DEER ISLE, Maine — The Scottish billionaire whose helicopter crashed off the coast of Deer Isle last August told federal investigators the crash occurred because of “pilot error.”

The comments from the pilot, Lord Irvine Laidlaw of Scotland, were included in a Factual Report issued last week by the National Transportation Safety Board.

In the report, NTSB investigators reviewed the evidence collected since the helicopter crashed on Aug. 1, 2009, landing in the waters of Swain’s Cove off Little Deer Isle. The helicopter had taken off from the helipad on Laidlaw’s 185-foot luxury yacht Lady Christine.

Laidlaw, a member of Britain’s House of Lords, and three passengers received minor injuries in the crash, which caused extensive damage to the helicopter.

According to the NTSB report, the aircraft was flown to and along a shoreline approximately 400 feet above mean sea level.
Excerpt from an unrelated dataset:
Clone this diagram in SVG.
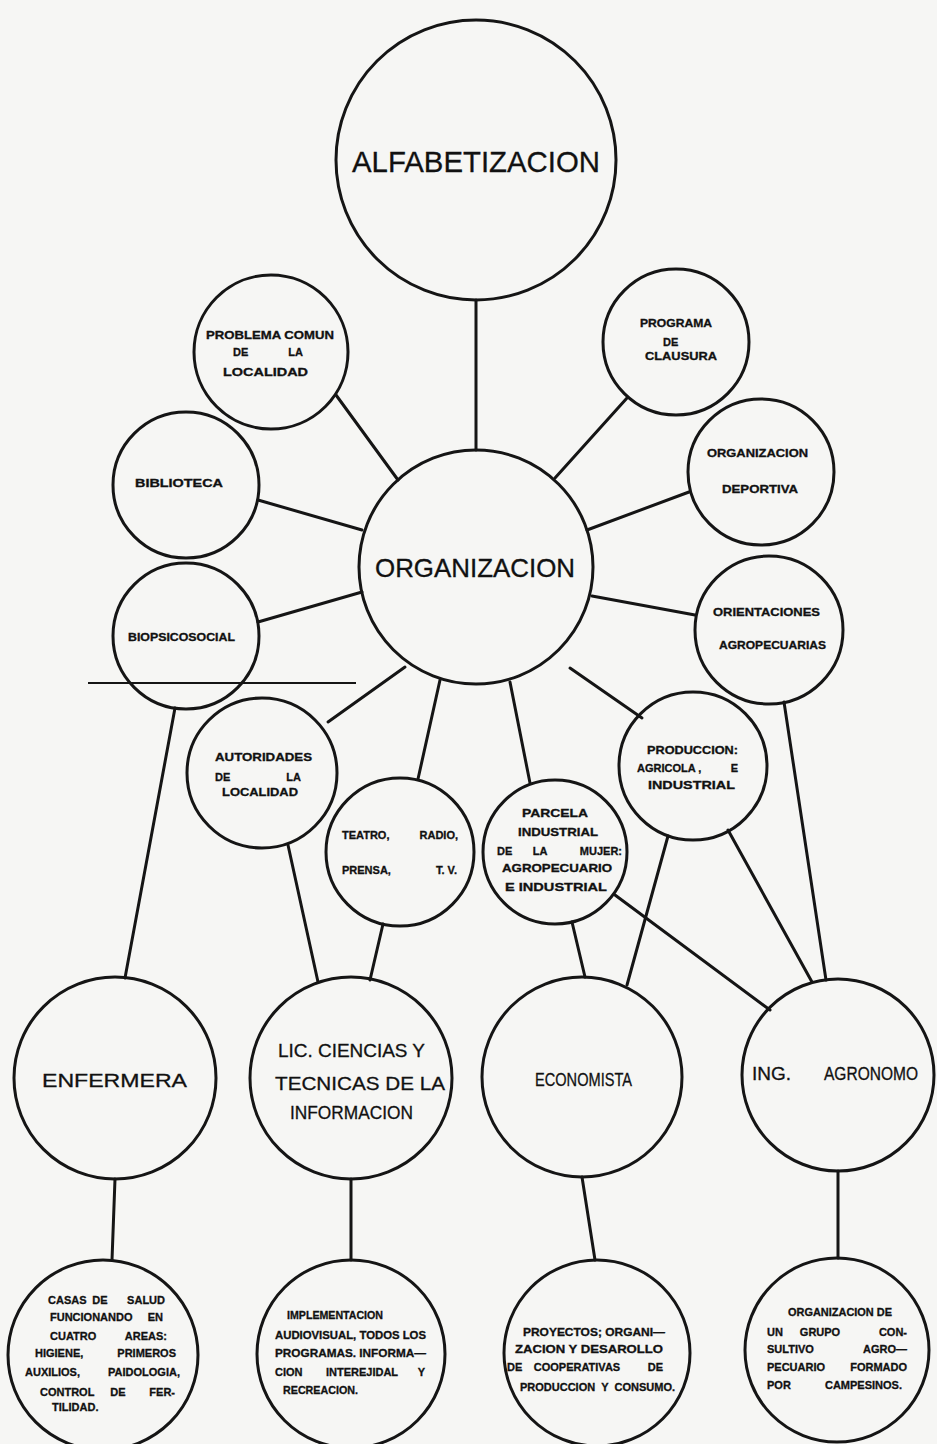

“The pilot began maneuvering the helicopter, and it then began losing altitude,” the report said. “Prior to impacting the water, the pilot deployed the emergency skid-mounted floats in order to prevent the helicopter from sinking.”

The report quoted an eye-witness who said the helicopter appeared “… to just hover, pointing roughly east, then suddenly spin and face west … then it tilted and spun around while losing altitude.”

In a written statement, according to the report, the pilot reported he had entered an “out-of-ground effect” hover and initiated a left pedal turn.

“He further stated that the helicopter started turning faster than commanded, that he was unable to regain authority and ‘that the accident was totally pilot error with no mechanical malfunction.”’

Information from an advisory circular issued by the Federal Aviation Administration noted that unanticipated yaw — also referred to as loss of tail rotor effectiveness (LTE) — is a “critical, low-speed aerodynamic flight characteristic.” The circular also noted that LTE is not related to a maintenance malfunction and may occur in varying degrees in all single main rotor helicopters at airspeeds of less than 30 knots, according to the Factual Report.

The helicopter was taken by barge to Belfast Harbor and then moved onto land for examination. A preliminary NTSB reported last August indicated that no mechanical problems were reported before the crash.

The Factual Report included the details of the damage to the helicopter based on an examination by personnel from the Federal Aviation Administration’s Rotocraft Directorate and noted “no evidence of any pre-impact mechanical failures or malfunctions was noted during the examination.”

The Factual Report does not contain an NTSB conclusion on the cause of the crash. Still due is a Probable Cause report which, according to an NTSB spokesman, will include the actual cause of the accident and final conclusions. No date is set for the release of that report.